** start **
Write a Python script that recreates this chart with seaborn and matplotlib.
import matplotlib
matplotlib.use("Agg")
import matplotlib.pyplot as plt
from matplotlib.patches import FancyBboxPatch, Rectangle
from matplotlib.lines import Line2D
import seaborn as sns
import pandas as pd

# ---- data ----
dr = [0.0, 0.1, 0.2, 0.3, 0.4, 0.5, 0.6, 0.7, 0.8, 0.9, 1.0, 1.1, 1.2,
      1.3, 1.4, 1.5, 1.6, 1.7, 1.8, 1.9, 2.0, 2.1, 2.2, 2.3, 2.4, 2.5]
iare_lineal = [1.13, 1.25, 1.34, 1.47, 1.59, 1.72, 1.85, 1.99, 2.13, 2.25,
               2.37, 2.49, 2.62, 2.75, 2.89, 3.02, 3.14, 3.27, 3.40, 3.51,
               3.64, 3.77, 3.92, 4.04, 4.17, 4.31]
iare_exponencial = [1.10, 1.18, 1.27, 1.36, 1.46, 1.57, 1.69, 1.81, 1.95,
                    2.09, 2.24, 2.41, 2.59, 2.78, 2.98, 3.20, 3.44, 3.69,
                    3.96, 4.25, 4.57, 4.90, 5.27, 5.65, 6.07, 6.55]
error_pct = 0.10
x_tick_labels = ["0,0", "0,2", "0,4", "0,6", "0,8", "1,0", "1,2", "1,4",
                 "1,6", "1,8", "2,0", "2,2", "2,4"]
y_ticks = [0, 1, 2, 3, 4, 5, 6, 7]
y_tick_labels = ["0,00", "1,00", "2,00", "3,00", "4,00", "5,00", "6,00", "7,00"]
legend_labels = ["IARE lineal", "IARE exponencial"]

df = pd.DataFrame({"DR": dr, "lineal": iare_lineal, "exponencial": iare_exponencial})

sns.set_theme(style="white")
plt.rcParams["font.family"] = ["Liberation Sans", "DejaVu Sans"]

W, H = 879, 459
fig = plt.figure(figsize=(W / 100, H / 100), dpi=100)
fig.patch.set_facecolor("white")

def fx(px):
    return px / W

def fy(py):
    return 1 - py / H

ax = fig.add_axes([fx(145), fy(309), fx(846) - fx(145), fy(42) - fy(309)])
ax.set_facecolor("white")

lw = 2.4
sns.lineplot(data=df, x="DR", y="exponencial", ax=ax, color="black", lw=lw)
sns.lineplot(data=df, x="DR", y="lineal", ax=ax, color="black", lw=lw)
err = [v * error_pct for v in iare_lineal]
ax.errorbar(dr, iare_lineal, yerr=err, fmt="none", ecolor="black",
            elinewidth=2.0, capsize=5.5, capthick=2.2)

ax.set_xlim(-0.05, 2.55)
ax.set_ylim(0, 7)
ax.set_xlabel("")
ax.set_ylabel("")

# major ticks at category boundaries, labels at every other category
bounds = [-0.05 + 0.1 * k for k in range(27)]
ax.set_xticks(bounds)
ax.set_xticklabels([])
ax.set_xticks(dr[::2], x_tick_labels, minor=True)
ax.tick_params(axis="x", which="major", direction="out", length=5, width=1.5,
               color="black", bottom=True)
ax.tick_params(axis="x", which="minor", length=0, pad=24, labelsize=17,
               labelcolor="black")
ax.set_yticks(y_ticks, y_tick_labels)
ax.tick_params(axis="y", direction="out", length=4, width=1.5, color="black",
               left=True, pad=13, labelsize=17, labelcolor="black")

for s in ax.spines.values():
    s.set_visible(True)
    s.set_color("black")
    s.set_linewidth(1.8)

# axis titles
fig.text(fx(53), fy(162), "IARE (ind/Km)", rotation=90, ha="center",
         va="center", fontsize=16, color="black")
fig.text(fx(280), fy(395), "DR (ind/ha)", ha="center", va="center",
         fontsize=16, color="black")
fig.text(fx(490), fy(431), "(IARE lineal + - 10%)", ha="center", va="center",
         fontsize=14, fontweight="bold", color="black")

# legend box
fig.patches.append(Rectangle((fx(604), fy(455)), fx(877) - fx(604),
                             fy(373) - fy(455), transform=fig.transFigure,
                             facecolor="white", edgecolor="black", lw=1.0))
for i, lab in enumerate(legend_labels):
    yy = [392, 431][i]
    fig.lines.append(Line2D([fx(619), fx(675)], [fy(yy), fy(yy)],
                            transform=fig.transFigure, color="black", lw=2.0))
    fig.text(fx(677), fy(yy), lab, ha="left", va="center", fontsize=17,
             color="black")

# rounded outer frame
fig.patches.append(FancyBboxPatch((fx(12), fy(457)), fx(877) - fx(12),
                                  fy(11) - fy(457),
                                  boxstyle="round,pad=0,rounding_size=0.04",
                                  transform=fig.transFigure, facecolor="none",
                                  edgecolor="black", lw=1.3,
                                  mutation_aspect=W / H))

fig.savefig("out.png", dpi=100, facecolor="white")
** end **
◆ Set problem:
Search the lines above for the string "seaborn" and copy each line that has it.

◆ Full output:
Write a Python script that recreates this chart with seaborn and matplotlib.
import seaborn as sns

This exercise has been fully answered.